Strong mayor impact?
Edler emphasized that the seven-district system will still allow for minority representation in a strong mayor form of government.
“We thought then and continue to believe that Yakima would be better served by an elected mayor who is answerable to the voters,” he said.
But Montes said he’s so sure that a shift to a strong mayor form of government will hurt political conditions for Latinos that he’s taking time to rally and inform community members. At a November council meeting, he presented his district representative, District 2 Councilman Jason White, with a petition with 250 signatures from business owners and community members against the possible strong mayor shift. He’s also actively working with other community members and local organizations to educate the Hispanic community about the pros and cons of the strong mayor system prior to the February election.
“If they had put the topic on the November ballot, it would have given us more time to go out and educate people, and to encourage them to vote,” Montes said. “That time could have helped the community to be informed and to hold people accountable.”

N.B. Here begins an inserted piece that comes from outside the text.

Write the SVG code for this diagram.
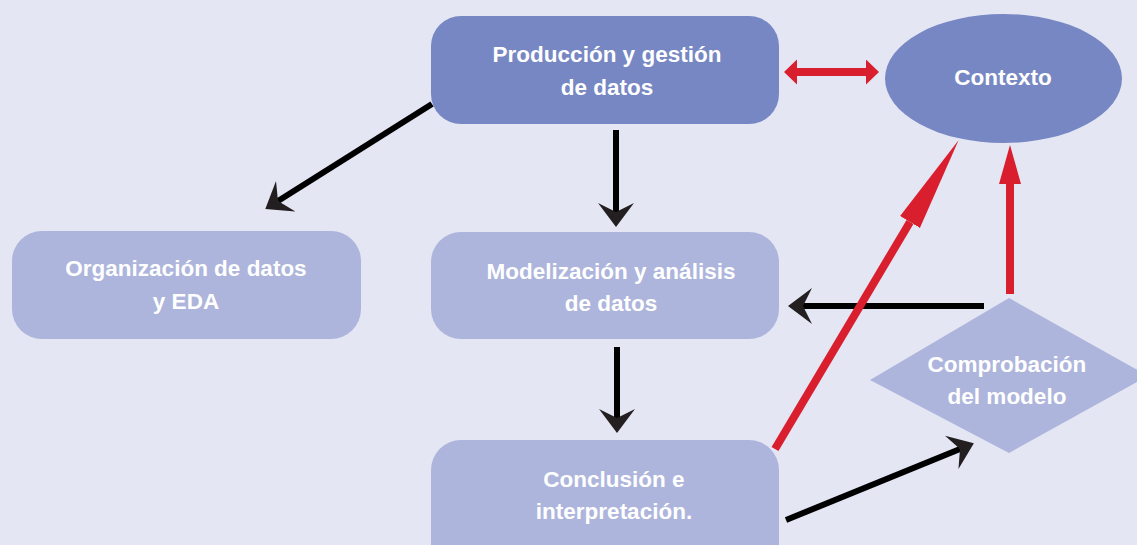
<svg xmlns="http://www.w3.org/2000/svg" width="1137" height="545" viewBox="0 0 1137 545">
<style>
.dark{fill:#7787c3}
.light{fill:#adb5dc}
.t{font-family:"Liberation Sans",Arial,sans-serif;font-weight:bold;font-size:22.5px;fill:#ffffff;text-anchor:middle}
.bk{stroke:#000;stroke-width:6;fill:none}
.rd{stroke:#d91e2e;stroke-width:8;fill:none}
</style>
<defs>
<marker id="ab" markerUnits="userSpaceOnUse" markerWidth="30" markerHeight="40" refX="9" refY="18" orient="auto">
<path d="M24,18 L0,0 L9,18 L0,36 Z" fill="#231f20"/>
</marker>
<marker id="ar" markerUnits="userSpaceOnUse" markerWidth="16" markerHeight="28" refX="0" refY="12.5" orient="auto-start-reverse">
<path d="M13,12.5 L0,0 L0,25 Z" fill="#d91e2e"/>
</marker>
<marker id="arl" markerUnits="userSpaceOnUse" markerWidth="100" markerHeight="26" refX="0" refY="11.5" orient="auto">
<path d="M95,11.5 L0,0 L0,23 Z" fill="#d91e2e"/>
</marker>
<marker id="ars" markerUnits="userSpaceOnUse" markerWidth="42" markerHeight="26" refX="0" refY="11" orient="auto">
<path d="M39,11 L0,0 L0,22 Z" fill="#d91e2e"/>
</marker>
</defs>
<rect width="1137" height="545" fill="#e4e6f4"/>
<g id="produccion">
<rect class="dark" x="431" y="16" width="348" height="108" rx="30"/>
<text class="t" x="607" y="62">Producción y gestión</text>
<text class="t" x="607" y="95">de datos</text>
</g>
<g id="contexto">
<ellipse class="dark" cx="1003.5" cy="78.5" rx="118.5" ry="64.5"/>
<text class="t" x="1003" y="85">Contexto</text>
</g>
<g id="organizacion">
<rect class="light" x="12" y="231" width="349" height="108" rx="30"/>
<text class="t" x="186" y="276">Organización de datos</text>
<text class="t" x="186" y="309">y EDA</text>
</g>
<g id="modelizacion">
<rect class="light" x="431" y="232" width="348" height="107" rx="30"/>
<text class="t" x="611" y="279">Modelización y análisis</text>
<text class="t" x="611" y="311">de datos</text>
</g>
<g id="conclusion">
<rect class="light" x="431" y="440" width="348" height="140" rx="30"/>
<text class="t" x="614" y="487">Conclusión e</text>
<text class="t" x="614" y="519">interpretación.</text>
</g>
<g id="comprobacion">
<polygon class="light" points="1009,298 1148,376 1009,453 870,380"/>
<text class="t" x="1007" y="372">Comprobación</text>
<text class="t" x="1007" y="404">del modelo</text>
</g>
<g id="connectors">
<line class="rd" stroke-width="9" x1="797" y1="72" x2="866" y2="72" marker-start="url(#ar)" marker-end="url(#ar)"/>
<line class="bk" x1="432" y1="104" x2="278" y2="201" marker-end="url(#ab)"/>
<line class="bk" x1="616" y1="130" x2="616" y2="212" marker-end="url(#ab)"/>
<line class="bk" x1="617" y1="347" x2="617" y2="418" marker-end="url(#ab)"/>
<line class="bk" x1="984" y1="306" x2="803" y2="306" marker-end="url(#ab)"/>
<line class="bk" x1="786" y1="520" x2="960" y2="449" marker-end="url(#ab)"/>
<line class="rd" x1="775" y1="449" x2="910" y2="222" marker-end="url(#arl)"/>
<line class="rd" x1="1010" y1="294" x2="1010" y2="184" marker-end="url(#ars)"/>
</g>
</svg>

Councilwoman Mendez had proposed moving the question to the November ballot, which the council voted down, 4-3.
Montes said that vote is a good indication of what’s to come for the city’s Latinos.
“Changing to a mayor-council form of government will undermine district representation and may cost taxpayers more money in litigation, while giving more power to special interests and not to the taxpayers themselves,” he said. “There should be concern about rushing this onto the ballot without community input.”
Cawley doesn’t feel additional election cycles will improve the functioning of the city’s council-manager form. He said the city’s former three at-large positions worked to the benefit of residents. As one of the at-large representatives, he said he cared equally about all city residents.
He also doesn’t think the strong mayor form of government is inherently unfair to Latino voters.
“When you doorbelled in different parts of the city, you saw the disparities and challenges citywide, and you remembered,” he said. “I don’t think it would revert us back to an unfair system. Anyone can run for office. I always say getting elected is based on your politics, issues, and ideas, not your race.”
During a meeting Nov. 5, Mendez addressed that issue, saying she makes decisions based on what’s best for the entire community, not just her district or a subset of residents.
Regardless of what voters decide in February, both Montes and Marquez hope that the incoming City Council will make dedicated efforts to engage all city residents.
“There is some challenge in finding leadership that is willing to engage, to reach all parts of the city,” Marquez said. “There has to be an overwhelming commitment to bring people who haven’t been engaged to become involved, to educate them and bring them on board.”